**Task to carry out:** Show every line where "page" occurs.

**Information supplied:**
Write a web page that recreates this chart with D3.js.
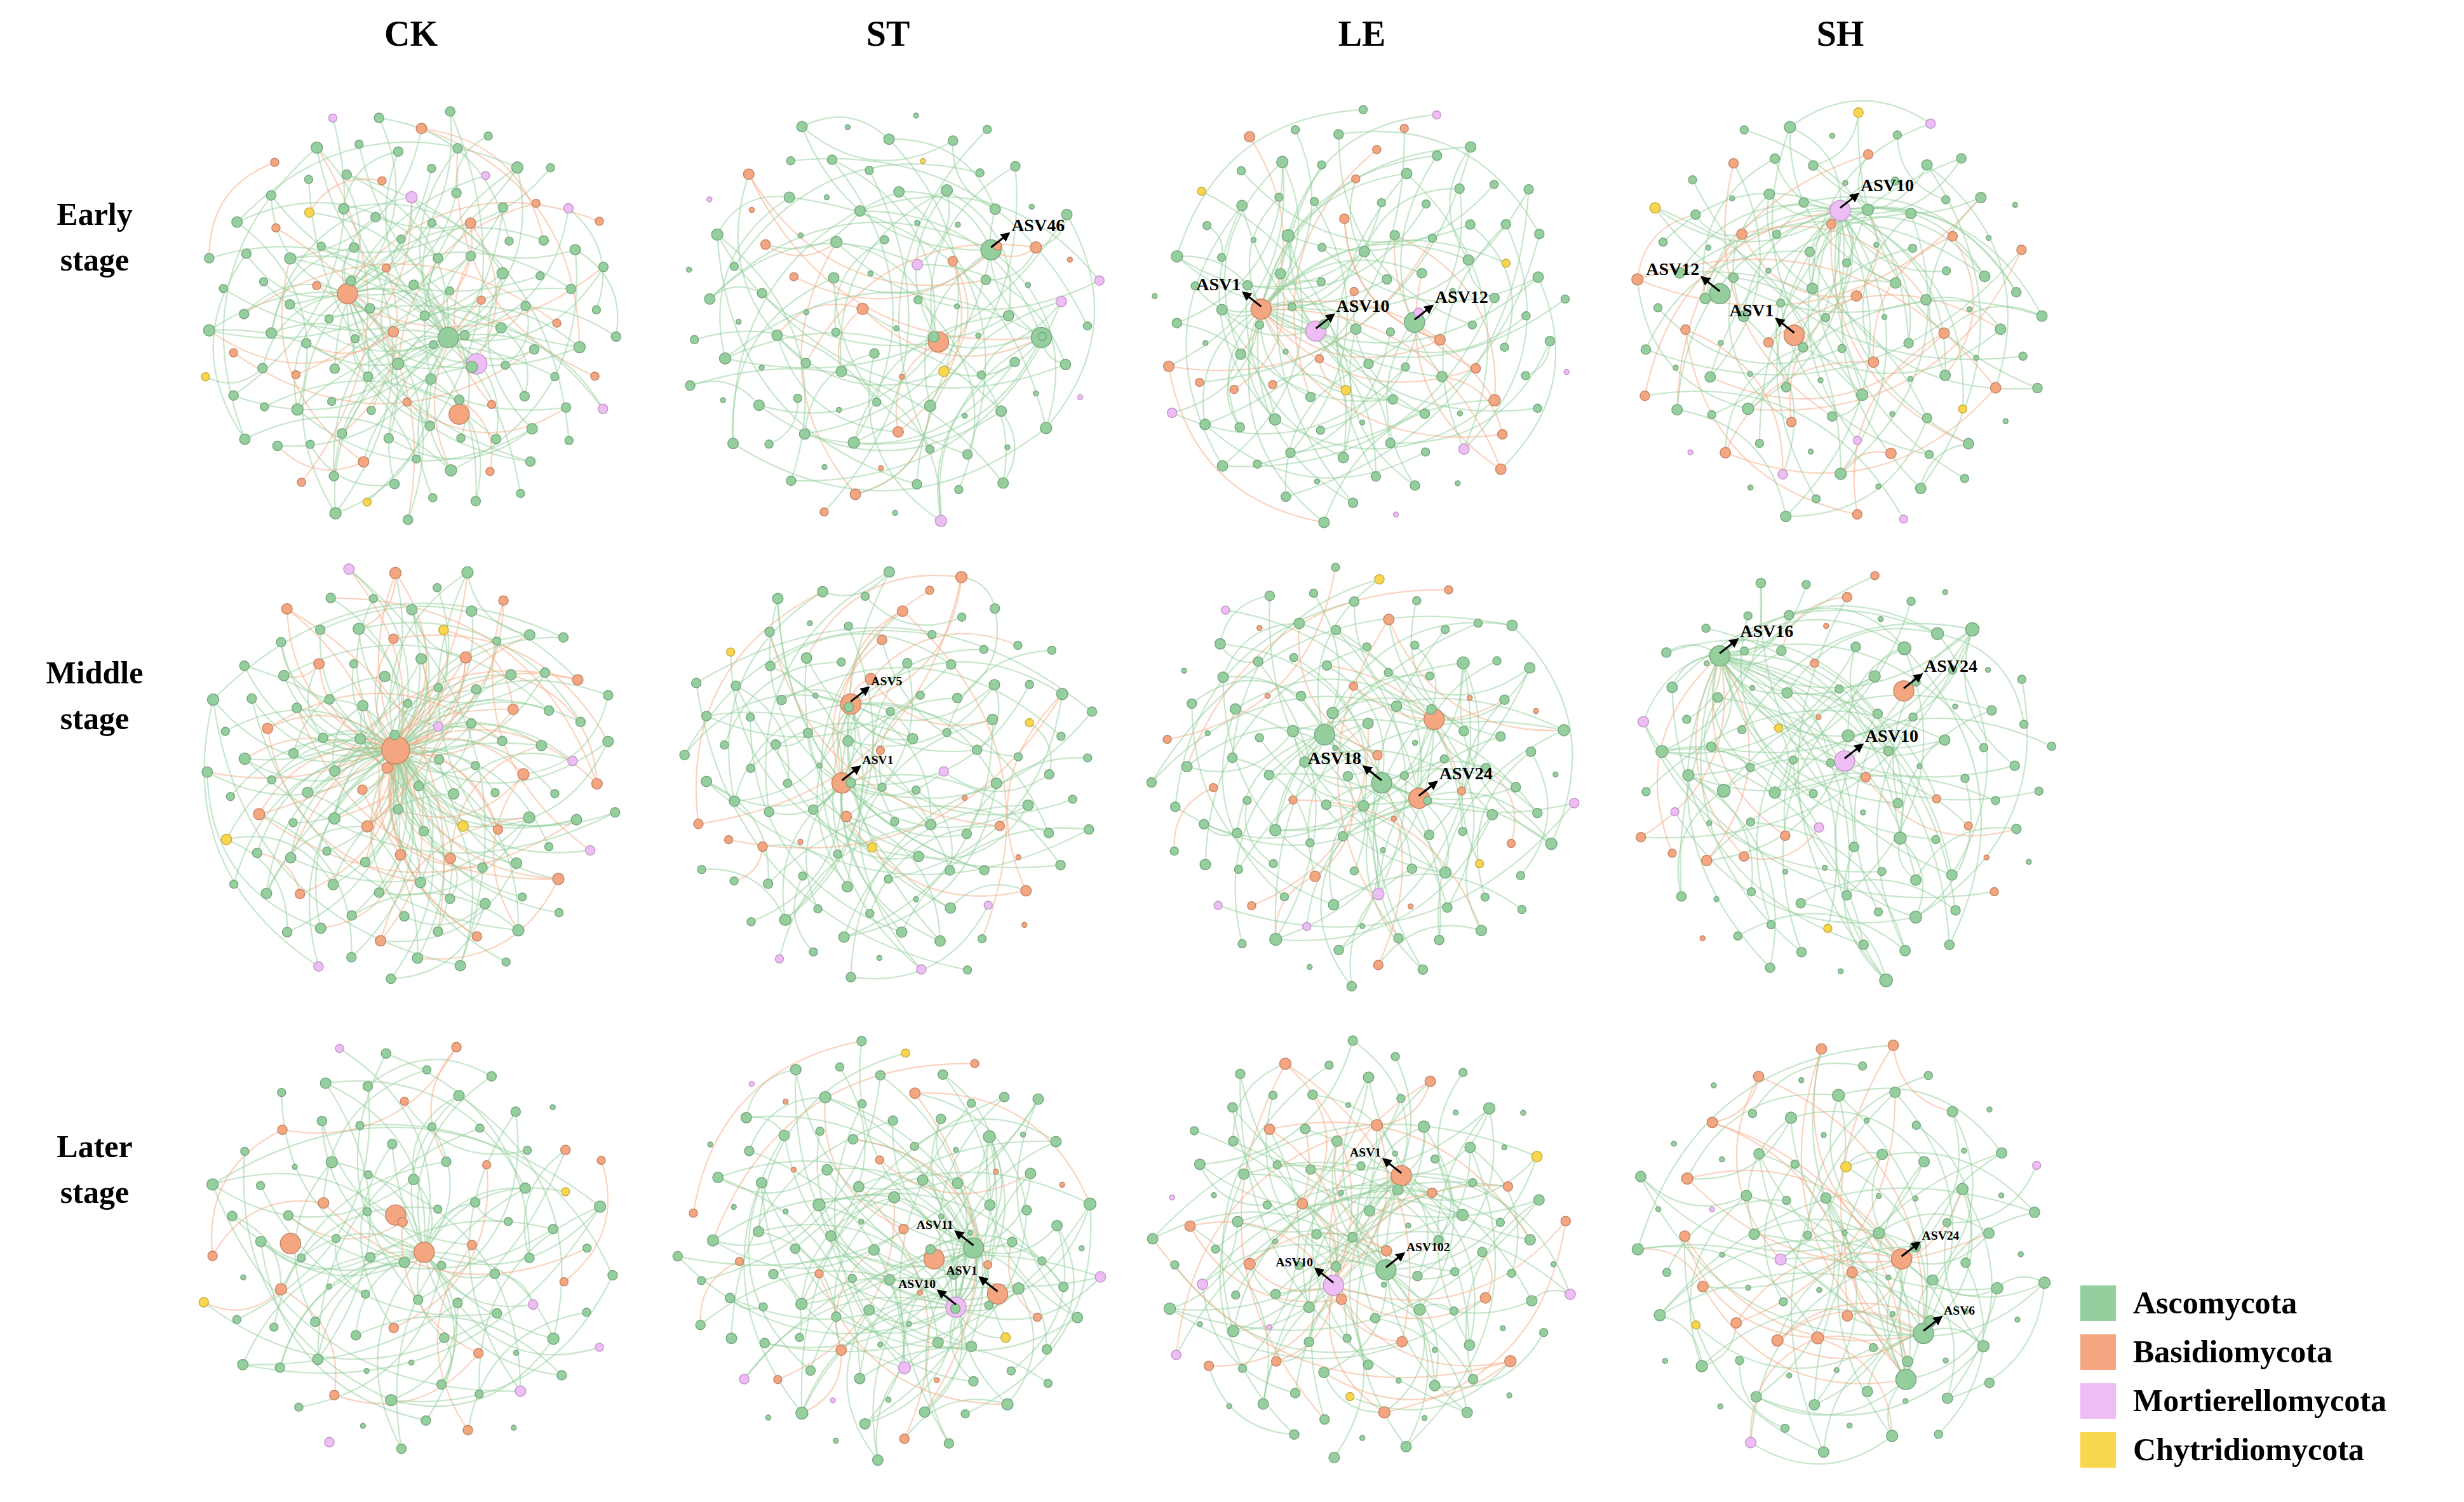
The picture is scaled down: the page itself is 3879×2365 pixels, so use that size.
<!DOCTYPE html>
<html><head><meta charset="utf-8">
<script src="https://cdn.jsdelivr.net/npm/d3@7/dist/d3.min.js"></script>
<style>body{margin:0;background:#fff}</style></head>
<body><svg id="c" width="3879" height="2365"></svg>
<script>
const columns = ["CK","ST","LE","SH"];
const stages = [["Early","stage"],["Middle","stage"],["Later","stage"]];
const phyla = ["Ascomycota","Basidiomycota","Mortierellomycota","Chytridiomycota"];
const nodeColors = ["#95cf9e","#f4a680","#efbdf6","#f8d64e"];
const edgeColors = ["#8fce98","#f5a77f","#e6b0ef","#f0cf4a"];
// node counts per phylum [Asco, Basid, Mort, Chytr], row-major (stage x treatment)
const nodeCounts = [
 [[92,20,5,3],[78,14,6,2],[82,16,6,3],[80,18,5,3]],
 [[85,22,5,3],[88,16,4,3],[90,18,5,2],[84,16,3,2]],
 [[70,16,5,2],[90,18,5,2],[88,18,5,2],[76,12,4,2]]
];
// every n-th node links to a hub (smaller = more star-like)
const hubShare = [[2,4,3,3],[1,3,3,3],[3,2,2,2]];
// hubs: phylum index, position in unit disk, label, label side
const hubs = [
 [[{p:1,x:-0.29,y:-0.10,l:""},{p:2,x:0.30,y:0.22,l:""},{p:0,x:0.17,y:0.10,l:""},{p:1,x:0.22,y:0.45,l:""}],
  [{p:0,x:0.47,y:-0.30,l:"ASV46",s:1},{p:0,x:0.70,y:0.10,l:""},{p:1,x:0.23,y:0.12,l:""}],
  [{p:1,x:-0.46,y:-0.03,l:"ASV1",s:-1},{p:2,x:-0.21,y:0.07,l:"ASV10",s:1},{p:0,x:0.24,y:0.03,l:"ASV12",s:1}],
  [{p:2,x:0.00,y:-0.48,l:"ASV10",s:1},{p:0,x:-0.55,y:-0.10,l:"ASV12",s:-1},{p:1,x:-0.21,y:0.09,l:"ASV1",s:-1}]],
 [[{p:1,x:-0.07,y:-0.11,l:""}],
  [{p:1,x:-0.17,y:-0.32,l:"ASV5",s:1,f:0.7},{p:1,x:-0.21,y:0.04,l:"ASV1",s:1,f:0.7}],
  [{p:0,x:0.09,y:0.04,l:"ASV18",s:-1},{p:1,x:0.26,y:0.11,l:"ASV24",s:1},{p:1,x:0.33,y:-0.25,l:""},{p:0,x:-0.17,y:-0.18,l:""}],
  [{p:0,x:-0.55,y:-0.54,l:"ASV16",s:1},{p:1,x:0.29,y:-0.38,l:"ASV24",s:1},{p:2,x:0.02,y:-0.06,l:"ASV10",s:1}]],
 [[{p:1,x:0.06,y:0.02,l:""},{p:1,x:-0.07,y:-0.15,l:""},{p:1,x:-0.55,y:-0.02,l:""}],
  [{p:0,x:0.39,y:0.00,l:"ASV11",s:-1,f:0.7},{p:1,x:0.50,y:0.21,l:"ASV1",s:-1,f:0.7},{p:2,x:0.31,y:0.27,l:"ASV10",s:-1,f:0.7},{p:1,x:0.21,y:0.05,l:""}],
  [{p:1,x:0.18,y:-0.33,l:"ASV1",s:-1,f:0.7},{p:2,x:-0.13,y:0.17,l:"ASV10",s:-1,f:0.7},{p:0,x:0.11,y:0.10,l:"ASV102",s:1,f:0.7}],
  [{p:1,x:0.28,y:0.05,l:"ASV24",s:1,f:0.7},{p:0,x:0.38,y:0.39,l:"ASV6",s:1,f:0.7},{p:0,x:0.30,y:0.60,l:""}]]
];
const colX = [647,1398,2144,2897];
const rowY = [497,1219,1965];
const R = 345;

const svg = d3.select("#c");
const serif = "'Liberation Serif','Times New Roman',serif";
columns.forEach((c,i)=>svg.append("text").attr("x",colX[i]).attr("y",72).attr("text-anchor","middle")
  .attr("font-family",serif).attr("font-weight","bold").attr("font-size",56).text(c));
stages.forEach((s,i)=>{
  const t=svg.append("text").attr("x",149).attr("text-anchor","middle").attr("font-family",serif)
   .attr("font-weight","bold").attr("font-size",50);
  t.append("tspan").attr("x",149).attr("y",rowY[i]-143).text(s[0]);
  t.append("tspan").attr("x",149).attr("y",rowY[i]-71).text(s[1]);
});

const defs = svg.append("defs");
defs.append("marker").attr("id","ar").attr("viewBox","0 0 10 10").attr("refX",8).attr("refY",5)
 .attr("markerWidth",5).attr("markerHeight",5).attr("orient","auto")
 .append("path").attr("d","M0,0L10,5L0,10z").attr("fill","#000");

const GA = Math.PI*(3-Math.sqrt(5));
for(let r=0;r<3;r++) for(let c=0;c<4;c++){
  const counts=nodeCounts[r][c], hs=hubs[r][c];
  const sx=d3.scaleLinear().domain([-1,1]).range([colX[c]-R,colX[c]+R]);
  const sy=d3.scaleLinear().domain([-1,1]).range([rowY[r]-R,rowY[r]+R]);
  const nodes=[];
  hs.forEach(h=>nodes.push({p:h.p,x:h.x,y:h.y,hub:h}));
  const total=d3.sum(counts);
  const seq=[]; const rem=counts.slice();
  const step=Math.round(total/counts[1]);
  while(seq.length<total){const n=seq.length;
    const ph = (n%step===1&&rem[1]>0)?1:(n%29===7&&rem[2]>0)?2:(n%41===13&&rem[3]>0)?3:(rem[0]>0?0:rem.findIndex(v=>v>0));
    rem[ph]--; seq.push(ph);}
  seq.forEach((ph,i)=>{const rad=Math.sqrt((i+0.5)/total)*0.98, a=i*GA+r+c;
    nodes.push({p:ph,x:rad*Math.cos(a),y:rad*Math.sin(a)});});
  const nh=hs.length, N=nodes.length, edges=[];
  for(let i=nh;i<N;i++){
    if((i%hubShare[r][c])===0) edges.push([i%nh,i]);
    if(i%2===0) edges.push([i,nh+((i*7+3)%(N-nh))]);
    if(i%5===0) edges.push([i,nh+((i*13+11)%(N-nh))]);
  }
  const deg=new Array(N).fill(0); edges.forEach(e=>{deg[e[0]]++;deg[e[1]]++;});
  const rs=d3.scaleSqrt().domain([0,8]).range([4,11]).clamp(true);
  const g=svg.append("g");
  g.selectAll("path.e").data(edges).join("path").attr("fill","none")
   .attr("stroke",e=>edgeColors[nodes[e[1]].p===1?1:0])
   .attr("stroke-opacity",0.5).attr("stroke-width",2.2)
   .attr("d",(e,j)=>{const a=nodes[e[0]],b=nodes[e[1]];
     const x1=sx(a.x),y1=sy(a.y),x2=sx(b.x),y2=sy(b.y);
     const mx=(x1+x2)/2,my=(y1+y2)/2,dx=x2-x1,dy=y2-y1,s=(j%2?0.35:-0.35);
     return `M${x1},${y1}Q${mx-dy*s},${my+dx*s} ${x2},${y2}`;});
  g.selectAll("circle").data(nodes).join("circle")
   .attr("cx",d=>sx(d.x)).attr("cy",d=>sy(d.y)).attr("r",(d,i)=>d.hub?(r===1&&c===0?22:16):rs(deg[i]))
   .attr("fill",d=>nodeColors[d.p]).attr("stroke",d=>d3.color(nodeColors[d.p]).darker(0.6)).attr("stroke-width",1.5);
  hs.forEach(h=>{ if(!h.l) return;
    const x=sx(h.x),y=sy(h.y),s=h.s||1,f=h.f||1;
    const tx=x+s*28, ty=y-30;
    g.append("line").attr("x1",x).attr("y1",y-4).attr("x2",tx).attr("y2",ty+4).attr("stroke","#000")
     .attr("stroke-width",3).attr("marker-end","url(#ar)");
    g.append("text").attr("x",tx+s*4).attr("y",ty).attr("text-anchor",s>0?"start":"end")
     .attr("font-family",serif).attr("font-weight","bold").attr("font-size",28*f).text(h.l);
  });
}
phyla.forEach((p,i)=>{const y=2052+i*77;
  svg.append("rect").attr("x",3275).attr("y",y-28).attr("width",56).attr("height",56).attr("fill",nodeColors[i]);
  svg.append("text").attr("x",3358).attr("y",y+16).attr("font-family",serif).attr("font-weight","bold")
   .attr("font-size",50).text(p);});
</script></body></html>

**Worked solution:**
Write a web page that recreates this chart with D3.js.
The picture is scaled down: the page itself is 3879×2365 pixels, so use that size.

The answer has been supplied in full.